The research highlights that the duration of unemployment for AI-displaced workers is significantly longer than the historical average for displaced labor. On average, it takes these individuals 8.4 months to secure a new full-time position, compared to 5.2 months for workers displaced by non-AI factors. Goldman Sachs attributes this discrepancy to a skills mismatch where the specific cognitive or administrative tasks previously performed by the worker are now handled by generative AI systems, necessitating a more intensive and time-consuming retraining period for the individual to remain competitive.
Joseph Briggs noted in the report that while AI continues to drive aggregate productivity gains across the broader economy, the microeconomic impact on individual workers is characterized by persistent earnings losses. The study tracked employment data across several high-exposure sectors, including administrative support, legal services, and financial operations. In the legal sector, for example, paralegals and legal assistants displaced by AI-assisted document review and contract analysis tools saw a 20% drop in starting salaries in their subsequent roles.
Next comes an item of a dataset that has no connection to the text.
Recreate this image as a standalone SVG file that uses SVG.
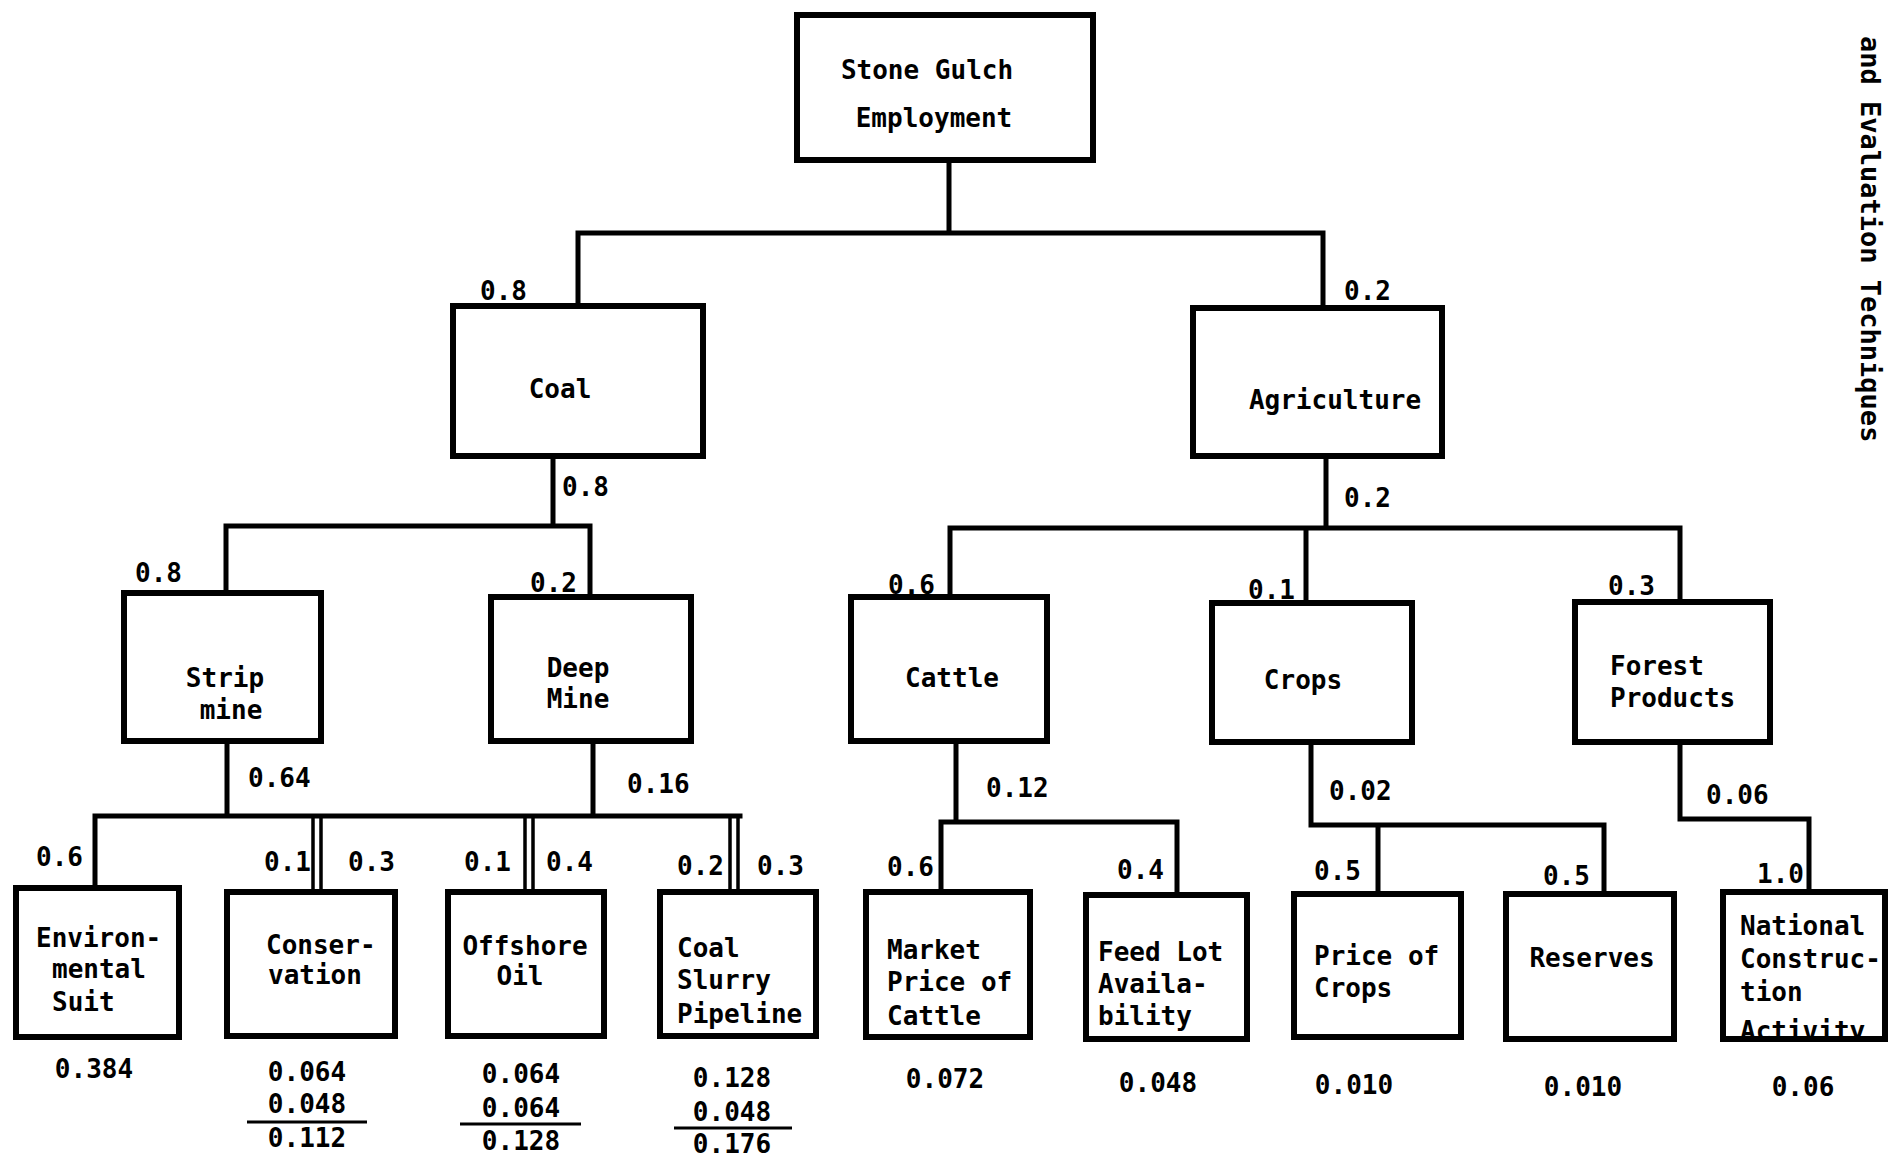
<svg xmlns="http://www.w3.org/2000/svg" width="1895" height="1160" viewBox="0 0 1895 1160">
<style>
text{font-family:"DejaVu Sans Mono","Liberation Mono",monospace;font-size:26px;font-weight:bold;fill:#000}
.m{text-anchor:middle}
.box{fill:#fff;stroke:#000;stroke-width:6}
.bx{fill:none;stroke:#000;stroke-width:6}
.c{fill:none;stroke:#000;stroke-width:5;stroke-linecap:square}
.d{fill:none;stroke:#000;stroke-width:3.5}
.r{stroke:#000;stroke-width:3}
</style>
<defs>
<clipPath id="natclip"><rect x="1723" y="892" width="162" height="145"/></clipPath>
</defs>
<rect width="1895" height="1160" fill="#fff"/>
<g id="connectors">
<path class="c" d="M949 161V233M578 233H1323M578 233V306M1323 233V308"/>
<path class="c" d="M553 456V526M226 526H590M226 526V593M590 526V597"/>
<path class="c" d="M1326 456V528M950 528H1680M950 528V597M1306 528V603M1680 528V602"/>
<path class="c" d="M227 741V816M593 741V816M95 816H740M95 816V888"/>
<path class="d" d="M313 816V892M321 816V892M525 816V892M533 816V892M730 816V892M738 816V892"/>
<path class="c" d="M956 741V822M941 822H1177M941 822V892M1177 822V895"/>
<path class="c" d="M1311 742V825H1604M1378 825V894M1604 825V894"/>
<path class="c" d="M1680 742V819H1809V892"/>
</g>
<g id="edge-labels">
<text x="480" y="300">0.8</text>
<text x="1344" y="300">0.2</text>
<text x="562" y="496">0.8</text>
<text x="1344" y="507">0.2</text>
<text x="135" y="582">0.8</text>
<text x="530" y="592">0.2</text>
<text x="888" y="594">0.6</text>
<text x="1248" y="599">0.1</text>
<text x="1608" y="595">0.3</text>
<text x="248" y="787">0.64</text>
<text x="627" y="793">0.16</text>
<text x="986" y="797">0.12</text>
<text x="1329" y="800">0.02</text>
<text x="1706" y="804">0.06</text>
<text x="36" y="866">0.6</text>
<text x="264" y="871">0.1</text>
<text x="348" y="871">0.3</text>
<text x="464" y="871">0.1</text>
<text x="546" y="871">0.4</text>
<text x="677" y="875">0.2</text>
<text x="757" y="875">0.3</text>
<text x="887" y="876">0.6</text>
<text x="1117" y="879">0.4</text>
<text x="1314" y="880">0.5</text>
<text x="1543" y="885">0.5</text>
<text x="1757" y="883">1.0</text>
</g>
<g id="n-root"><rect class="box" x="797" y="15" width="296" height="145"/><text class="m" x="927" y="79">Stone Gulch</text><text class="m" x="934" y="127">Employment</text></g>
<g id="n-coal"><rect class="box" x="453" y="306" width="250" height="150"/><text class="m" x="560" y="398">Coal</text></g>
<g id="n-agriculture"><rect class="box" x="1193" y="308" width="249" height="148"/><text class="m" x="1335" y="409">Agriculture</text></g>
<g id="n-strip"><rect class="box" x="124" y="593" width="197" height="148"/><text class="m" x="225" y="687">Strip</text><text class="m" x="231" y="719">mine</text></g>
<g id="n-deep"><rect class="box" x="491" y="597" width="200" height="144"/><text class="m" x="578" y="677">Deep</text><text class="m" x="578" y="708">Mine</text></g>
<g id="n-cattle"><rect class="box" x="851" y="597" width="196" height="144"/><text class="m" x="952" y="687">Cattle</text></g>
<g id="n-crops"><rect class="box" x="1212" y="603" width="200" height="139"/><text class="m" x="1303" y="689">Crops</text></g>
<g id="n-forest"><rect class="box" x="1575" y="602" width="195" height="140"/><text x="1610" y="675">Forest</text><text x="1610" y="707">Products</text></g>
<g id="n-env"><rect class="box" x="16" y="888" width="163" height="149"/><text x="36" y="947">Environ-</text><text x="52" y="978">mental</text><text x="52" y="1011">Suit</text></g>
<g id="n-conservation"><rect class="box" x="227" y="892" width="168" height="144"/><text x="266" y="954">Conser-</text><text x="268" y="984">vation</text></g>
<g id="n-offshore"><rect class="box" x="448" y="892" width="156" height="144"/><text class="m" x="525" y="955">Offshore</text><text class="m" x="520" y="985">Oil</text></g>
<g id="n-slurry"><rect class="box" x="660" y="892" width="156" height="144"/><text x="677" y="957">Coal</text><text x="677" y="989">Slurry</text><text x="677" y="1023">Pipeline</text></g>
<g id="n-market"><rect class="box" x="866" y="892" width="164" height="145"/><text x="887" y="959">Market</text><text x="887" y="991">Price of</text><text x="887" y="1025">Cattle</text></g>
<g id="n-feedlot"><rect class="box" x="1086" y="895" width="161" height="144"/><text x="1098" y="961">Feed Lot</text><text x="1098" y="993">Availa-</text><text x="1098" y="1025">bility</text></g>
<g id="n-pricecrops"><rect class="box" x="1294" y="894" width="167" height="143"/><text x="1314" y="965">Price of</text><text x="1314" y="997">Crops</text></g>
<g id="n-reserves"><rect class="box" x="1506" y="894" width="168" height="145"/><text class="m" x="1592" y="967">Reserves</text></g>
<g id="n-national"><rect x="1723" y="892" width="162" height="147" fill="#fff"/><g clip-path="url(#natclip)"><text x="1740" y="935">National</text><text x="1740" y="968">Construc-</text><text x="1740" y="1001">tion</text><text x="1740" y="1040">Activity</text></g><rect class="bx" x="1723" y="892" width="162" height="147"/></g>
<g id="values">
<text class="m" x="94" y="1078">0.384</text>
<text class="m" x="307" y="1081">0.064</text><text class="m" x="307" y="1113">0.048</text><line class="r" x1="247" y1="1122" x2="367" y2="1122"/><text class="m" x="307" y="1147">0.112</text>
<text class="m" x="521" y="1083">0.064</text><text class="m" x="521" y="1117">0.064</text><line class="r" x1="460" y1="1124" x2="581" y2="1124"/><text class="m" x="521" y="1150">0.128</text>
<text class="m" x="732" y="1087">0.128</text><text class="m" x="732" y="1121">0.048</text><line class="r" x1="674" y1="1128" x2="792" y2="1128"/><text class="m" x="732" y="1153">0.176</text>
<text class="m" x="945" y="1088">0.072</text>
<text class="m" x="1158" y="1092">0.048</text>
<text class="m" x="1354" y="1094">0.010</text>
<text class="m" x="1583" y="1096">0.010</text>
<text class="m" x="1803" y="1096">0.06</text>
</g>
<text transform="translate(1861 36) rotate(90)" style="font-size:27px">and Evaluation Techniques</text>
</svg>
The report also analyzed the effectiveness of corporate severance and retraining programs currently in place. Goldman Sachs found that while 45% of large-cap companies have implemented AI-specific transition policies, only 12% of displaced workers successfully transitioned into higher-paying technical roles. The majority of re-employed workers moved into service-sector positions with lower baseline pay. This research follows Goldman's earlier projections regarding the automation of 300 million full-time jobs globally, though the April 17 report focuses specifically on the quality of labor reallocation rather than the total quantity of jobs lost.